「パーパス」を起点とする「新たなSDGs」が30年後の経営を支える
今日は、「パーパス経営」について3つのお話をさせていただきます。まず、なぜ今「パーパス経営」が大事なのか、についてです。20世紀には、「ミッション(使命)」・「ビジョン(構想)」・「バリュー(理念)」という言葉をよく使っていました。それが、21世紀になって、「パーパス(志)」・「ドリーム(夢)」・「ビリーフ(信念)」という言葉に変わってきていると思っています。「ミッション」などは、外部から与えられたものです。それに対して、「パーパス」は自分の内側から湧き上がってくるもの。志に基づく内発的なものであるという点が大きな違いです。現在の環境は、以前よりさらにSDGsを意識しなくてはいけない状況となっています。SDGsは、2030年までに答えを出さなければいけない大きな社会課題です。それは重要なことですが、2030年でSDGsに関する活動が終わるわけではなく、むしろ、今から30年ぐらい先となる2050年を見通して、そこに向けて新しいSDGsが必要になるというのが私の考えです。
Sは「サステナビリティ」ですが、今のSDGsの17の目標は「規定演技」であり、「自由演技」となる18番目の目標を打ち出すことが大事になってきます。それからDは、「デジタル」と読み替えています。サステナビリティに本気で取り組もうとすると、どうしても先行投資が必要ですので、利益を毀損してしまうことになります。従って、イノベーションを埋め込まないと上手くいきません。
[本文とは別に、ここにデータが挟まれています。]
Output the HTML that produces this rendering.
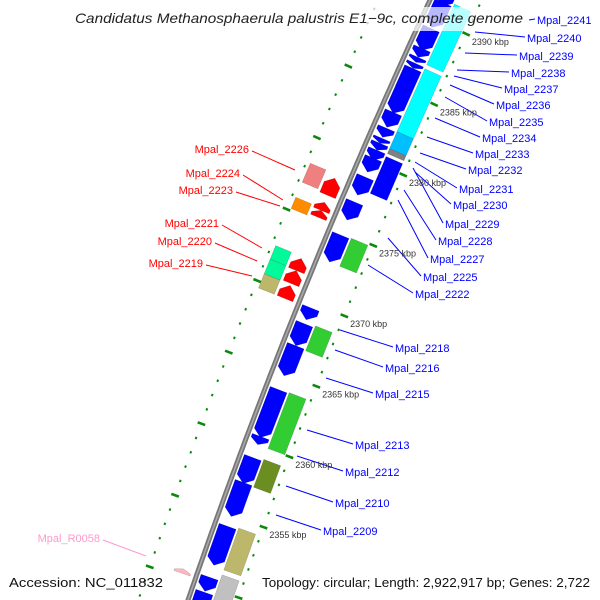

その1つのキーツールとして、デジタルがあります。D(デジタル)を駆使してX(トランスフォーメーション)することが大事になってきます。デジタルによる業務や経営の変革は、サステナビリティと対をなすことであり、この2つがないと未来は作れません。Gは「グローバルズ」と読み替えています。複数形にしているのは、世界が今、新型コロナウイルスや米中貿易摩擦、ウクライナ侵攻などで分断されているからです。そこをもう1回、再結合させる必要があります。これらの真ん中にあるのが、「志(パーパス)」であり、それを起点にSとDとGが回って、2050年以降、21世紀の後半を作っていくと捉えています。